10,181 posts, read 10,264,759 times
Reputation: 9252
A lot of white flight (from certain cities) took place in NJ after the '67 riots.

In my town, when a 100 unit public housing project was built in 1960, the Jews who had lived for decades in a small Jewish community that consisted of a few blocks surrounding an apt complex (all Jewish), fled shortly after. The public housing was built maybe 5 blocks (suburban blocks) away. All of sudden this apartment complex and it's residents were being targeted.

That apt complex still stands, as does the surrounding neighborhood and both have been a POS since I was a kid.

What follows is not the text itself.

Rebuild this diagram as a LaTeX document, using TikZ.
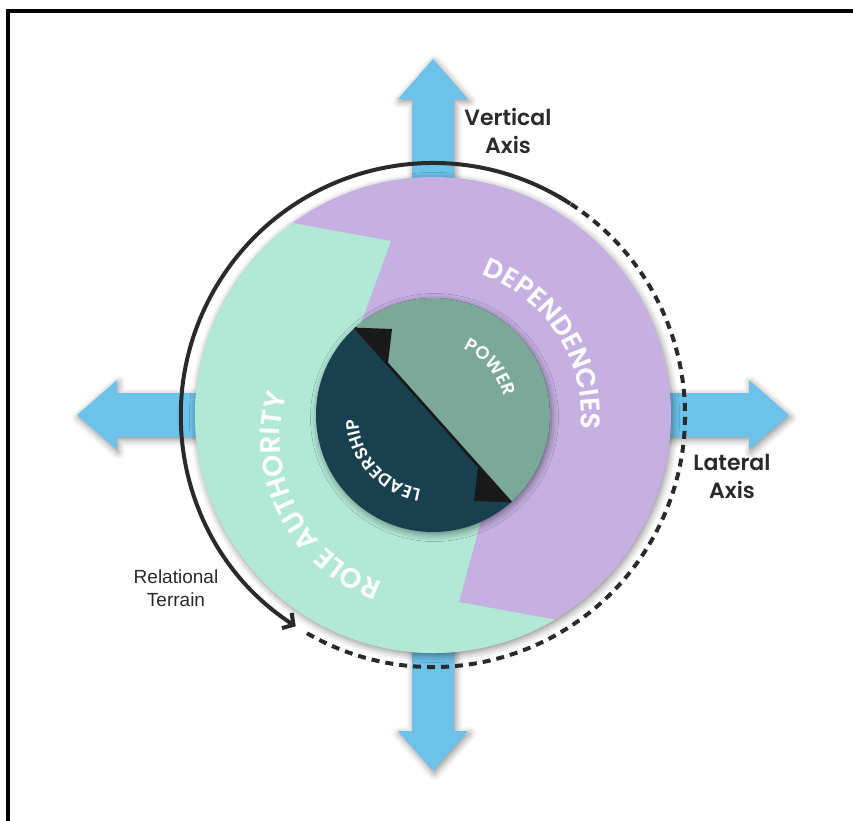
\documentclass[tikz,border=0pt]{standalone}
\usepackage{fontspec}
\setmainfont{Poppins}
\newfontfamily\labelfont{Poppins SemiBold}
\newfontfamily\termfont{Liberation Sans}
\newfontfamily\ringfont[LetterSpace=4]{Poppins SemiBold}
\usetikzlibrary{shadows.blur,decorations.text,arrows.meta}

\definecolor{axisblue}{HTML}{6DC2EA}
\definecolor{ringpurple}{HTML}{C5B0E1}
\definecolor{ringgreen}{HTML}{B2E8D6}
\definecolor{powergreen}{HTML}{7BA898}
\definecolor{leaddark}{HTML}{19404E}
\definecolor{inkgray}{HTML}{2A2A2A}

\begin{document}
\begin{tikzpicture}[x=1pt,y=1pt,
  softshadow/.style={blur shadow={shadow blur radius=7pt,shadow xshift=1.5pt,shadow yshift=-2.5pt,shadow opacity=45}},
  axisarrow/.style={fill=axisblue,softshadow},
  orbit/.style={line width=4pt,draw=inkgray},
  ringtext/.style={decorate,decoration={text along path,text align=center,text color=white,text={#1}}},
  axislabel/.style={align=center,text=inkgray,font=\labelfont\fontsize{22}{28}\selectfont},
]
\clip (-433,-405) rectangle (420,415);

% outer frame
\draw[line width=3.2pt] (-425,-420) -- (-425,404) -- (430,404);

% the two axes
\fill[axisarrow] (-21,-316) -- (-21,316) -- (-35,316) -- (0,356) -- (35,316) -- (21,316)
  -- (21,-316) -- (35,-316) -- (0,-356) -- (-35,-316) -- cycle;
\fill[axisarrow] (-316,-22) -- (316,-22) -- (316,-35) -- (356,0) -- (316,35) -- (316,22)
  -- (-316,22) -- (-316,35) -- (-356,0) -- (-316,-35) -- cycle;

% relational terrain orbit
\draw[orbit,-{Straight Barb[length=8pt,width=18pt,line width=4pt]}] (57:252) arc[start angle=57,end angle=237,radius=252];
\draw[orbit,line width=4pt,dash pattern=on 8pt off 6pt] (-120:252) arc[start angle=-120,end angle=60,radius=252];

% outer ring: dependencies and role authority
\fill[ringpurple,softshadow] (0,0) circle[radius=238];
\begin{scope}
  \clip (0,0) circle[radius=238];
  \fill[ringgreen] (-233,209) -- (-42,174) -- (-80,70) -- (55,-80) -- (26,-187) -- (217,-222)
    -- (217,-305) -- (-283,-305) -- (-283,209) -- cycle;
\end{scope}

% inner disc: leadership and power
\fill[leaddark,softshadow] (0,0) circle[radius=117];
\fill[powergreen] (131.7:117) arc[start angle=131.7,end angle=-48.3,radius=117] -- cycle;
\draw[line width=2.6pt,black!90] (131.7:117) -- (-48.3:117);
\fill[black!90] (131.7:117) -- (-41,86) -- (-45,52) -- cycle;
\fill[black!90] (-48.3:117) -- (41,-86) -- (45,-52) -- cycle;

% curved ring labels
\path[ringtext={|\ringfont\fontsize{18}{18}\selectfont|POWER}]
  (100:73) arc[start angle=100,end angle=-20,radius=73];
\path[ringtext={|\ringfont\fontsize{17.5}{17.5}\selectfont|LEADERSHIP}]
  (-48:75) arc[start angle=-48,end angle=-228,radius=75];
\path[ringtext={|\ringfont\fontsize{27}{27}\selectfont|DEPENDENCIES}]
  (122.7:148) arc[start angle=122.7,end angle=-57.3,radius=148];
\path[shift={(0,-23)},ringtext={|\ringfont\fontsize{28}{28}\selectfont|ROLE AUTHORITY}]
  (297:153) arc[start angle=297,end angle=117,radius=153];

% axis and terrain labels
\node[axislabel] (vlabel) at (75,284) {Vertical\\Axis};
\node[axislabel] (hlabel) at (299,-61) {Lateral\\Axis};
\node[align=center,text=inkgray,font=\termfont\fontsize{19}{23}\selectfont] (tlabel) at (-257,-173) {Relational\\Terrain};
\end{tikzpicture}
\end{document}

That same public housing project (blocks of 2 story units) built in 1960 was recently knocked down. What was rebuilt? Absolutely gorgeous. 70 units (of Phase I) with only 17 public housing units. Hasn't changed the neighborhood at all. More aesthetically pleasing, yes. Crime? No difference (my business sits on the street right in front of this project). The folks who got "kicked out" with vouchers? Moved in to the surrounding neighborhoods - in to private rentals that accepted section 8s. And to the poster who thinks section 8 approved private homes are kept up better due to the HUD yearly inspection? No. Those inspections are a joke. So are the 5 year state inspections LLs have to have if they own a rental property with more than 3 units.

We had our 2 year inspection on one of our properties about two months ago. We had an issue with the front porch after the huge snowstorm we had this winter, and it was bad. You couldn't not notice how bad it was. One support pillar was on a dangerous angle. Inspector didn't say one word about the porch - and we weren't offering any info. Once cited for a violation, you have 30 days to remedy or be fined, daily, by the city.

After one of our tenants told us that we needed to come see how a vertical support (pillar) had shifted after the storm, we did & the next thing we did was call our architect & have him get over there and draw up plans for the porch (city demands architects be involved for everything). That took a few weeks from start to finish. Our contractor had just applied for the permit, but the city moves so darn slow (quick to fine, but moves slow with everything else) we weren't going to mention the plans had been submitted for approval. All the inspector said we had to do was replace something on one of the water heaters.

We bought a 4 family 3 years ago. From a slumlord. All 4 units were rented to section 8s. Annual inspection? One tenant had her oven door duct-taped in order to keep it closed. She said it had been like that since she moved in 3 years previously. The annual HUD inspection check list for "approved" section 8 housing shouldn't have allowed that. The rest of what we found when it came to heating/electrical? Someone looked the other way on their "inspection" tour. Every single year. And not just one inspector from HUD, but the city inspectors as well.